TASK: Extract only the first line of the listing and every line after it up to and including the one with "10.96, 12.44, 14.05];". Omit the pictures.

INFORMATION SUPPLIED:
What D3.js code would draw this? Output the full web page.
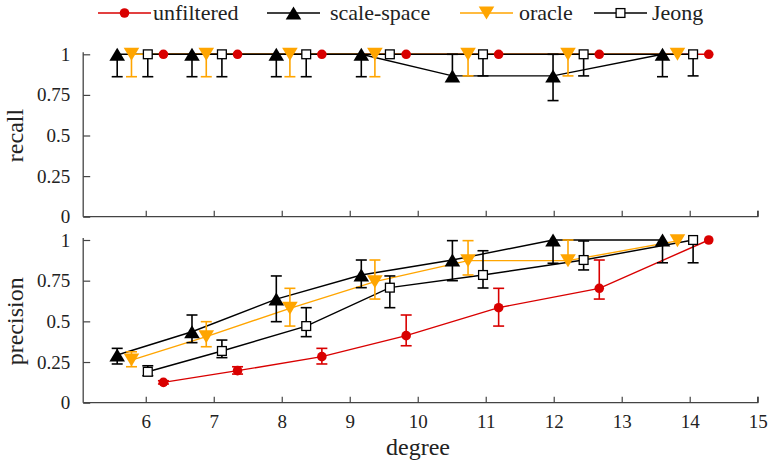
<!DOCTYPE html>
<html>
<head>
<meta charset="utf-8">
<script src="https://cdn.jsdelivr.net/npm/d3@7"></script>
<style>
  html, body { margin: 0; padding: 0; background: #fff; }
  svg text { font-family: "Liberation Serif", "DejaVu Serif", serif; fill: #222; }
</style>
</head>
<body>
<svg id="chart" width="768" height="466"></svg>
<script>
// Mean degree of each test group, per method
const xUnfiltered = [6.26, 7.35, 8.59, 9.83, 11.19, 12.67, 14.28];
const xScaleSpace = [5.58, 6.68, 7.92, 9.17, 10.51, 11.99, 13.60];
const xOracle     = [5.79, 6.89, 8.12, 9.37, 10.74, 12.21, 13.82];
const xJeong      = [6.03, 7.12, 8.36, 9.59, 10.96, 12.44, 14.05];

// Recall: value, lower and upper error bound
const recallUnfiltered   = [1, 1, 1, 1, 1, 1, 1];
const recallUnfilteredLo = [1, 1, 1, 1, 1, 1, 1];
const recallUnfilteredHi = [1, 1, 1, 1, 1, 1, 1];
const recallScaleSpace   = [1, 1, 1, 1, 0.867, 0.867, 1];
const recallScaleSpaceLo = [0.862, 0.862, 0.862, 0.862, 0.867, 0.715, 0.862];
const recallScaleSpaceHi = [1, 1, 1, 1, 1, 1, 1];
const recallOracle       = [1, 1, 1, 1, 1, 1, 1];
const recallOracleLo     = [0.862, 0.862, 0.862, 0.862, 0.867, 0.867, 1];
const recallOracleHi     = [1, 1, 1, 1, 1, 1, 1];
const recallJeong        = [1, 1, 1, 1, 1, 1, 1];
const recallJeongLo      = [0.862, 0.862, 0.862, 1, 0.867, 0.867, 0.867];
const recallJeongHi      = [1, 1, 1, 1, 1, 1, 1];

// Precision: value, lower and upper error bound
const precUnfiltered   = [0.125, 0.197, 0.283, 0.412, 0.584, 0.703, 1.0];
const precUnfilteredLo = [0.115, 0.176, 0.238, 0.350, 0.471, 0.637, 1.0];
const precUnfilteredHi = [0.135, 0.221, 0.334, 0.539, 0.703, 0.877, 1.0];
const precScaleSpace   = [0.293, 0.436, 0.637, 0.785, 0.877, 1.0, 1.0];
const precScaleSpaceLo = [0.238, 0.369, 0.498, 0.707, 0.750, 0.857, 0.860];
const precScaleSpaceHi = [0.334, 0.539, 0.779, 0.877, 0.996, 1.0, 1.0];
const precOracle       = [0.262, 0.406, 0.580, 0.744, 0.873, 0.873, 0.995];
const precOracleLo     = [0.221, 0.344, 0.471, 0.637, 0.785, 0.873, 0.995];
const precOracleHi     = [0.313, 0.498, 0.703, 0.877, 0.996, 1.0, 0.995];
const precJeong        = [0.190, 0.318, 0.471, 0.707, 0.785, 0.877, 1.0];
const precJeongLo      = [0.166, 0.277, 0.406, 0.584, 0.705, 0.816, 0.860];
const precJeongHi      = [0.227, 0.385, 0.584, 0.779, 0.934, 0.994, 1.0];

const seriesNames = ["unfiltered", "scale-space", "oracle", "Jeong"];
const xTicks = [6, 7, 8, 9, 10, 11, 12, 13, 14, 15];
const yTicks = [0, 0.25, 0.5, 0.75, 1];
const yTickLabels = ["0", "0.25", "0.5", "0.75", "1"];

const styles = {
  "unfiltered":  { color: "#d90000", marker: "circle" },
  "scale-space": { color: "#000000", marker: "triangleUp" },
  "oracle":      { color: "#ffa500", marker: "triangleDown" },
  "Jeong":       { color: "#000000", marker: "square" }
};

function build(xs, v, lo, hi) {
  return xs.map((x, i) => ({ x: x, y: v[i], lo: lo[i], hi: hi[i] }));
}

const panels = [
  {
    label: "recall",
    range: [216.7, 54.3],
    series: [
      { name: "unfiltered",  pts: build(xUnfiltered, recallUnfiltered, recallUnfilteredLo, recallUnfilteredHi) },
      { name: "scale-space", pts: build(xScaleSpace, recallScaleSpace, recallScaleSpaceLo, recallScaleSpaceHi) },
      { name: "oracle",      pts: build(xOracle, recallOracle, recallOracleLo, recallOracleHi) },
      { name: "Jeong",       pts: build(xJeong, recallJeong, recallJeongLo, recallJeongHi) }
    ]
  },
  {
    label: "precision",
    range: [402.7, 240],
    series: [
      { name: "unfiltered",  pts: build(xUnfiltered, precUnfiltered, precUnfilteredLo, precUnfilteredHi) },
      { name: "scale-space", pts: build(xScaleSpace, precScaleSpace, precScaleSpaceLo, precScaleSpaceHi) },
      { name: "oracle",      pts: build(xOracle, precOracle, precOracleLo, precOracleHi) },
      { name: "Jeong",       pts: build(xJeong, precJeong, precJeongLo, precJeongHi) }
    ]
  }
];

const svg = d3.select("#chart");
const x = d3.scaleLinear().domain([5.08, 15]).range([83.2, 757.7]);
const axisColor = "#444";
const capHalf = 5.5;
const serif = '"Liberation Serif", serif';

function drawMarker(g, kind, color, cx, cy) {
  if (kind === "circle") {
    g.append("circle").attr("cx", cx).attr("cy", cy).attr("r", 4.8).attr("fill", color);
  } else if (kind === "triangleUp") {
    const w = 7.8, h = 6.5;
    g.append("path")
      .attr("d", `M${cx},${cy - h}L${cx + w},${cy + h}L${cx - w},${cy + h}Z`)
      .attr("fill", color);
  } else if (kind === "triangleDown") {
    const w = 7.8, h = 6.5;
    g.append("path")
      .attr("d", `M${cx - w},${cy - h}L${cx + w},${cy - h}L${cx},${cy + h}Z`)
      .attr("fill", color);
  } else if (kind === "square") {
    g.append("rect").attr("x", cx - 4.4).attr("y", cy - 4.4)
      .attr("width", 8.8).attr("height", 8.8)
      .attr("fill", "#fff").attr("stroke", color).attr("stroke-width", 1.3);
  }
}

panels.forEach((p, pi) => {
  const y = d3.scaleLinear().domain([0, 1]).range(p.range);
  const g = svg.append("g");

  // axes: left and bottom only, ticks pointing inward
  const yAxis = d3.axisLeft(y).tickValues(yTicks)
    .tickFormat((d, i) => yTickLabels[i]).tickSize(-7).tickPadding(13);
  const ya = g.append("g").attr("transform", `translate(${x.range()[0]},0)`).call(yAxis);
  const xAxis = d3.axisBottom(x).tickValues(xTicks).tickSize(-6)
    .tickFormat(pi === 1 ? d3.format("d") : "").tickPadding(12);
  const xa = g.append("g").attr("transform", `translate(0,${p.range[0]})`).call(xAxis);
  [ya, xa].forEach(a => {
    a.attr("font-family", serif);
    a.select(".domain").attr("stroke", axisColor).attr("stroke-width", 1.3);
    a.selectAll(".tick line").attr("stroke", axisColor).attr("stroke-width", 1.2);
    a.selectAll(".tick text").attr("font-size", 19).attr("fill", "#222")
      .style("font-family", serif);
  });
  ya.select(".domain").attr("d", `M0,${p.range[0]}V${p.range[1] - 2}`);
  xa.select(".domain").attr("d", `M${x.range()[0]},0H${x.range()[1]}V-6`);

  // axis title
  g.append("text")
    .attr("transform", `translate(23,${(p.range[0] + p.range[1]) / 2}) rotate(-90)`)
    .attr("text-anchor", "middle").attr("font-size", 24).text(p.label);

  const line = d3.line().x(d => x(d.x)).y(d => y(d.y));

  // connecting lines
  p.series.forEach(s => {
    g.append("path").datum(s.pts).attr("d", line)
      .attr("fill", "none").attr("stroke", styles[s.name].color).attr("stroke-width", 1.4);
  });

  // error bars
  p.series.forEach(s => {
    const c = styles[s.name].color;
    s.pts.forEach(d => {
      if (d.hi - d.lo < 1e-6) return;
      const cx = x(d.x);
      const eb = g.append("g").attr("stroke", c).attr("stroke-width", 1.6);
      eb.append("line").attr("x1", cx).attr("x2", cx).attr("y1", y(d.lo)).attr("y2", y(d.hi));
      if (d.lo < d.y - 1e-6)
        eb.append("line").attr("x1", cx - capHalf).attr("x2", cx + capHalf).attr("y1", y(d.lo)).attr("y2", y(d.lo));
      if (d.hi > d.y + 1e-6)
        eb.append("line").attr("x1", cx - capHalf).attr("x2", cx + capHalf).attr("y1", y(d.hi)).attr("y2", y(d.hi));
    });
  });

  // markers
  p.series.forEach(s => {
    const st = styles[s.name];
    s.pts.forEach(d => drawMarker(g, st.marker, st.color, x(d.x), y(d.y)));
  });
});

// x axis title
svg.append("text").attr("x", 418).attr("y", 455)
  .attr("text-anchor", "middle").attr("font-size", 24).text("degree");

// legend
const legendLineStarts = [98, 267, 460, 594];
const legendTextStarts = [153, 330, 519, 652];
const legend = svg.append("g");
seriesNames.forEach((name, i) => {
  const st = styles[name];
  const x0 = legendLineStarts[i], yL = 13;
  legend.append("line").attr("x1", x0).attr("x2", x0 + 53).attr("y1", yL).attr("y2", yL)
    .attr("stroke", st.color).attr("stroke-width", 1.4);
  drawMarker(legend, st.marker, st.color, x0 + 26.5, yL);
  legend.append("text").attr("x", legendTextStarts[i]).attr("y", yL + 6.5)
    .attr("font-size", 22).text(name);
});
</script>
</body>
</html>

EXERCISE RESULT:
What D3.js code would draw this? Output the full web page.
<!DOCTYPE html>
<html>
<head>
<meta charset="utf-8">
<script src="https://cdn.jsdelivr.net/npm/d3@7"></script>
<style>
  html, body { margin: 0; padding: 0; background: #fff; }
  svg text { font-family: "Liberation Serif", "DejaVu Serif", serif; fill: #222; }
</style>
</head>
<body>
<svg id="chart" width="768" height="466"></svg>
<script>
// Mean degree of each test group, per method
const xUnfiltered = [6.26, 7.35, 8.59, 9.83, 11.19, 12.67, 14.28];
const xScaleSpace = [5.58, 6.68, 7.92, 9.17, 10.51, 11.99, 13.60];
const xOracle     = [5.79, 6.89, 8.12, 9.37, 10.74, 12.21, 13.82];
const xJeong      = [6.03, 7.12, 8.36, 9.59, 10.96, 12.44, 14.05];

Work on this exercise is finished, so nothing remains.